The exercise ▸ Pictures stay out. Extract the lines below from the first one through the line with "(0,0) rectangle (1691,694);", both included.
=== Data ===
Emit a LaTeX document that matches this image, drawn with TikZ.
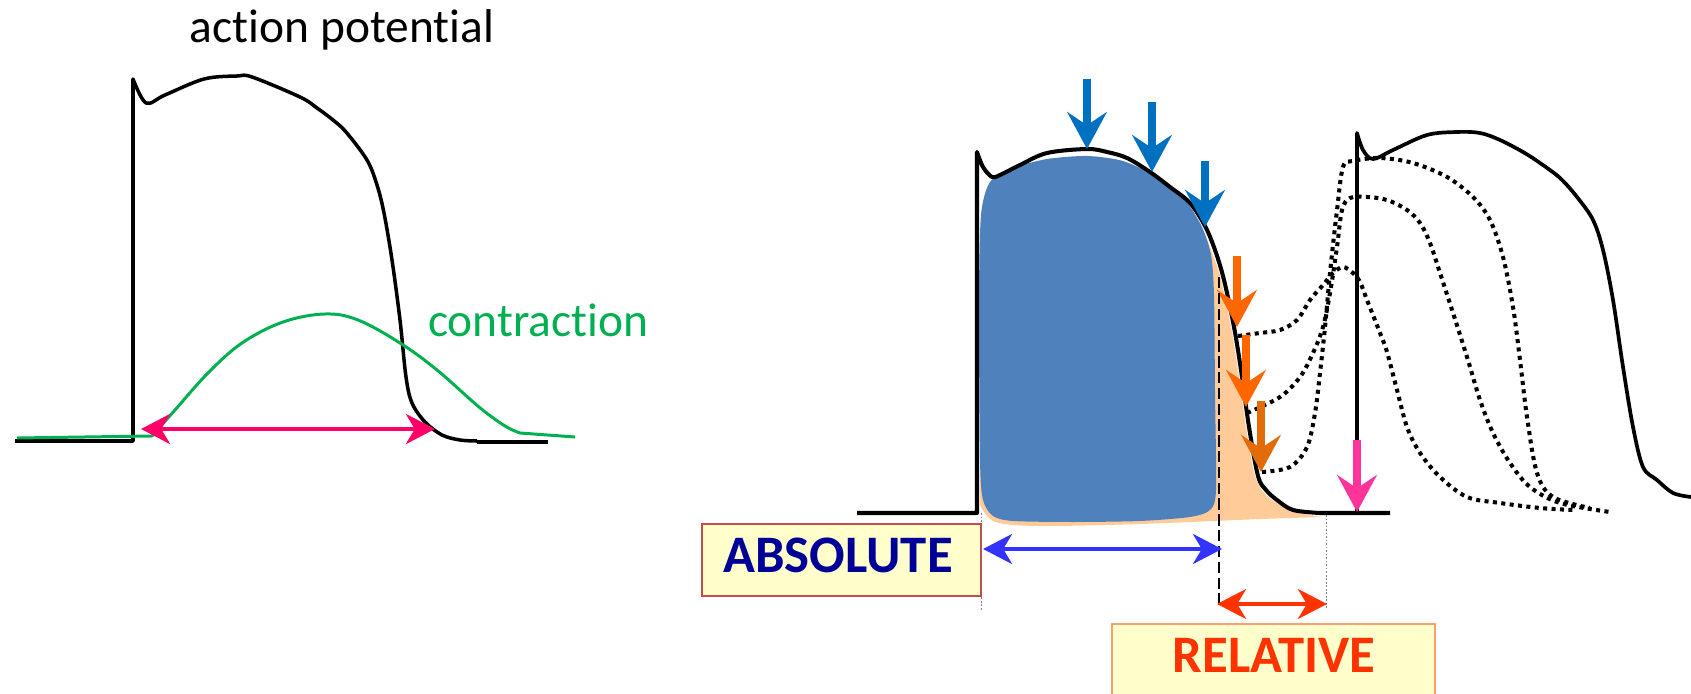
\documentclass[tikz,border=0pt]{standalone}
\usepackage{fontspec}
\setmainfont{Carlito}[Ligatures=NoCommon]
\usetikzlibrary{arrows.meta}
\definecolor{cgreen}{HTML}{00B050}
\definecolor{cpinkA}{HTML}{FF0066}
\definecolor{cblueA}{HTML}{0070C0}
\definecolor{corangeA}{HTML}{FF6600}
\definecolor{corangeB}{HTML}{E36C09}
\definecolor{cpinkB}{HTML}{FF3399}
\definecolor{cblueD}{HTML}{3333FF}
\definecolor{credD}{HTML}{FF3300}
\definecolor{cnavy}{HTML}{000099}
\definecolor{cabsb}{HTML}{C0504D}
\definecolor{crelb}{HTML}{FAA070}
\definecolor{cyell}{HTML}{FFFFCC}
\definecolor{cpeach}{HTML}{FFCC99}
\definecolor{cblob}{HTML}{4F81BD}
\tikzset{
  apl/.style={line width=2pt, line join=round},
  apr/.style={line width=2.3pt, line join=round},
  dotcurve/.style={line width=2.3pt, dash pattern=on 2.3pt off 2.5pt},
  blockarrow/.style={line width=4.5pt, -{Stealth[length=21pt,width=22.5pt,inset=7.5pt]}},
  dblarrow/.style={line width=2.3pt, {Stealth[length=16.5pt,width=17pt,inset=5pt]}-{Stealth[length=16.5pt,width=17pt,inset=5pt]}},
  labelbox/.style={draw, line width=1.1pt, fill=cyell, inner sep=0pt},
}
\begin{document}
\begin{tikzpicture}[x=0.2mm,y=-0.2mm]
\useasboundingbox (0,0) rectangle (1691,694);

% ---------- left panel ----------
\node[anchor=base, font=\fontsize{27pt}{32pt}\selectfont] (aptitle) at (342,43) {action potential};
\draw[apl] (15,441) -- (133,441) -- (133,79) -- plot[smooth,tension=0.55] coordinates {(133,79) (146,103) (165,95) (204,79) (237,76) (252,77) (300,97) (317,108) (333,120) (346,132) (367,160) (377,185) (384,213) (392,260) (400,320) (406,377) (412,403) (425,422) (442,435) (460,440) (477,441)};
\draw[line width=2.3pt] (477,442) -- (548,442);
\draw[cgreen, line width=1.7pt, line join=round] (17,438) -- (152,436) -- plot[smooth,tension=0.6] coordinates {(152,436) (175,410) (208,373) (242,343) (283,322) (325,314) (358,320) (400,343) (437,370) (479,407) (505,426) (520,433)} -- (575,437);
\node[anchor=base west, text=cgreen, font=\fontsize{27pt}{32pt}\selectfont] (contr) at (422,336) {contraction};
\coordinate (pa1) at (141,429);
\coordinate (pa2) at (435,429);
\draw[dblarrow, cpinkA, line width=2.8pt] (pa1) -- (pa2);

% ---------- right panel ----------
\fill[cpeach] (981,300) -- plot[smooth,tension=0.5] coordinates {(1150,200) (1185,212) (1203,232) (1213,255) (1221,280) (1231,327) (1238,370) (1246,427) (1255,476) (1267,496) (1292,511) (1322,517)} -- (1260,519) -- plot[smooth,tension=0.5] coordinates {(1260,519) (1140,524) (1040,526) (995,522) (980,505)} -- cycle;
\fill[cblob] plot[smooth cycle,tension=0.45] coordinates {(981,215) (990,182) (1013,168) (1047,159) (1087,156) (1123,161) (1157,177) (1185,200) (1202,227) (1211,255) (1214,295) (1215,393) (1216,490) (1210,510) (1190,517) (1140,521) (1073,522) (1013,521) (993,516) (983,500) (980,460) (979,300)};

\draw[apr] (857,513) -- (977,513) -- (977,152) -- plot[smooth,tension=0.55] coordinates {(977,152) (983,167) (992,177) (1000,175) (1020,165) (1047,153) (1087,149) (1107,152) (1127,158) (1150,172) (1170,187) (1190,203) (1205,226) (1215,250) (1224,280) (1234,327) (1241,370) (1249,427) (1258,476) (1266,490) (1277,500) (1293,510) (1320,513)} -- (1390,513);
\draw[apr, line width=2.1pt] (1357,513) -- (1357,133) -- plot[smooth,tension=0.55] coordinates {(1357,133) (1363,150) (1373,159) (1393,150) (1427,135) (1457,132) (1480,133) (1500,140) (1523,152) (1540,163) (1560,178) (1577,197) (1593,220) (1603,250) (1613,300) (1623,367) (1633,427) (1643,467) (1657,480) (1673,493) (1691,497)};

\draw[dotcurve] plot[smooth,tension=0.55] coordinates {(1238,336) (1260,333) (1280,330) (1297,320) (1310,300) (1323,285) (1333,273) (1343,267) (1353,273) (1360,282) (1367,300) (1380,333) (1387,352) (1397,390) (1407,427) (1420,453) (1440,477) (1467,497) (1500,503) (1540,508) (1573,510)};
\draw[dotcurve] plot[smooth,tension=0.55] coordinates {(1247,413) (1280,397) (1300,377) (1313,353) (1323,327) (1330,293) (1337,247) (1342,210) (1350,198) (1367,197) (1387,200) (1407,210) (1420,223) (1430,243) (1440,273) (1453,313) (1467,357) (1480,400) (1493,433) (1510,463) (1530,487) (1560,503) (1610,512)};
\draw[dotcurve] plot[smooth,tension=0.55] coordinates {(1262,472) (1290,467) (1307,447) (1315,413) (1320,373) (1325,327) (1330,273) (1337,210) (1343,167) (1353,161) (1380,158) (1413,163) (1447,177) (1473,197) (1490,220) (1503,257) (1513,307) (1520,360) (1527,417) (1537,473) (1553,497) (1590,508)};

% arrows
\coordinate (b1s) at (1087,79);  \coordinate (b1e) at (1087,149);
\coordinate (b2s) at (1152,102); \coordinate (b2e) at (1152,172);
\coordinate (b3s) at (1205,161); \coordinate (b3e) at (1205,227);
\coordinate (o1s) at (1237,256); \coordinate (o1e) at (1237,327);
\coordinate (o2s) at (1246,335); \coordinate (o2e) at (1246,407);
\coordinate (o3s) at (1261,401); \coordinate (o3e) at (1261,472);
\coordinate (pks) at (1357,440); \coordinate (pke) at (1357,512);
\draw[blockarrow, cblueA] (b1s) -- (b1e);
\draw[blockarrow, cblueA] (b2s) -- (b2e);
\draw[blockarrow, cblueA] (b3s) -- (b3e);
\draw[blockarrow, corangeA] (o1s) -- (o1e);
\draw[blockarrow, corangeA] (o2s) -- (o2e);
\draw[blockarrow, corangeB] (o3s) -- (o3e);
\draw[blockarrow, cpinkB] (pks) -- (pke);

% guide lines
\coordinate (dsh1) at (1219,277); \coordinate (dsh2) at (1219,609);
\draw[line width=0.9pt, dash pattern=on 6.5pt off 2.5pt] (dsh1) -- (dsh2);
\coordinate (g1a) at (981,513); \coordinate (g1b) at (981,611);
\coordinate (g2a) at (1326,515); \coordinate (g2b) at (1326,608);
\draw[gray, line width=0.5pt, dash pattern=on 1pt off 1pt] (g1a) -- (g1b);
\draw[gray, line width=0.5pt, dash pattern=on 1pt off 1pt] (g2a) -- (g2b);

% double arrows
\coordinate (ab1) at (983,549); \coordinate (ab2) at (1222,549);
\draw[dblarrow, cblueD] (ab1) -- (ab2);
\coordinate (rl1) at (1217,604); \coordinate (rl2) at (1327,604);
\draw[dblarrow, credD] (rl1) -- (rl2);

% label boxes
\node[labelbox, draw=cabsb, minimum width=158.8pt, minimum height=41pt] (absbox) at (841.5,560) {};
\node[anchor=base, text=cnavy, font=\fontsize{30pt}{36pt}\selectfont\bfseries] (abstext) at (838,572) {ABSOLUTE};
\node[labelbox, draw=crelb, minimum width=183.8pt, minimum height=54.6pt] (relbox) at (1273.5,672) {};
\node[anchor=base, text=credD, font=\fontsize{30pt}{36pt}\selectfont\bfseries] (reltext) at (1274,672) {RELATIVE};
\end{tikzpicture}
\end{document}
===
Task response ▸
Emit a LaTeX document that matches this image, drawn with TikZ.
\documentclass[tikz,border=0pt]{standalone}
\usepackage{fontspec}
\setmainfont{Carlito}[Ligatures=NoCommon]
\usetikzlibrary{arrows.meta}
\definecolor{cgreen}{HTML}{00B050}
\definecolor{cpinkA}{HTML}{FF0066}
\definecolor{cblueA}{HTML}{0070C0}
\definecolor{corangeA}{HTML}{FF6600}
\definecolor{corangeB}{HTML}{E36C09}
\definecolor{cpinkB}{HTML}{FF3399}
\definecolor{cblueD}{HTML}{3333FF}
\definecolor{credD}{HTML}{FF3300}
\definecolor{cnavy}{HTML}{000099}
\definecolor{cabsb}{HTML}{C0504D}
\definecolor{crelb}{HTML}{FAA070}
\definecolor{cyell}{HTML}{FFFFCC}
\definecolor{cpeach}{HTML}{FFCC99}
\definecolor{cblob}{HTML}{4F81BD}
\tikzset{
  apl/.style={line width=2pt, line join=round},
  apr/.style={line width=2.3pt, line join=round},
  dotcurve/.style={line width=2.3pt, dash pattern=on 2.3pt off 2.5pt},
  blockarrow/.style={line width=4.5pt, -{Stealth[length=21pt,width=22.5pt,inset=7.5pt]}},
  dblarrow/.style={line width=2.3pt, {Stealth[length=16.5pt,width=17pt,inset=5pt]}-{Stealth[length=16.5pt,width=17pt,inset=5pt]}},
  labelbox/.style={draw, line width=1.1pt, fill=cyell, inner sep=0pt},
}
\begin{document}
\begin{tikzpicture}[x=0.2mm,y=-0.2mm]
\useasboundingbox (0,0) rectangle (1691,694);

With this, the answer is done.